Mr. Thiel, a co-founder of PayPal and one of the earliest investors in Facebook, privately agreed to help pay the expenses of Mr. Bollea’s legal team, this person said… A self-described libertarian, Mr. Thiel has a long history with Gawker, which published an article in 2007 outing him as gay. Mr. Thiel, who is now open about his sexual orientation, once described the Gawker-owned site Valleywag as "the Silicon Valley equivalent of Al Qaeda."…
A Florida jury awarded Mr. Bollea $140 million in March over a sex tape Gawker published in 2012.
The revelation of Mr. Thiel’s involvement in Mr. Bollea’s case, which has captured headlines this year for its salacious disclosures, came a day after Nick Denton, Gawker’s founder, was quoted in The New York Times as saying that he believed that Mr. Bollea’s case was being supported by a mysterious third party…
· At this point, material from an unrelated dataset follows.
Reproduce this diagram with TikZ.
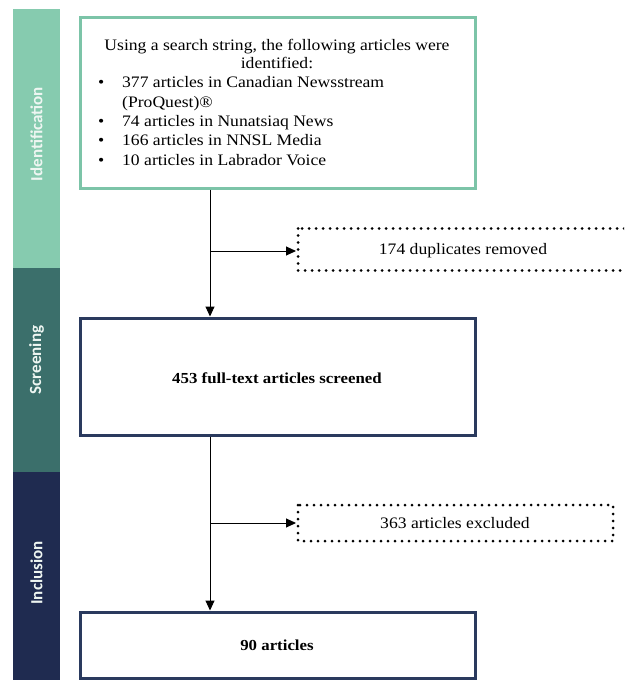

Questions about the independence of Mr. Bollea, who never mentioned a third-party backer, first emerged when his lawyer removed a claim from his complaint that had the effect of eliminating Gawker’s insurance company from the case. That struck many legal observers as odd, given that most lawyers seeking large payouts want to include claims that are insured against because doing so increases the chances of a settlement.” Rumors now suggest that, under financial pressure from litigation costs and losses, Gawker just might be on the auction block.
But there is a bigger picture to all of this. Add tax loopholes favoring the wealthy (carried interest, capital gains, off-shore sheltering of income, etc.) and regulations regarding the raising of capital that only the rich can afford to implement to the above, the bottom line reflects how our entire political system has become skewed to afford control to the top socio-economic tier, an ever-shrinking number of privileged individuals with ever-growing bank accounts whom we lovingly refer to as the “one-percenters”… often at the expense of the rest of us.
I’m Peter Dekom, and there is a rising voice, perhaps a populist scream, that will no longer accept this transition to plutocracy, even if the paths to ending this reality are as divergent as Bernie and Donald.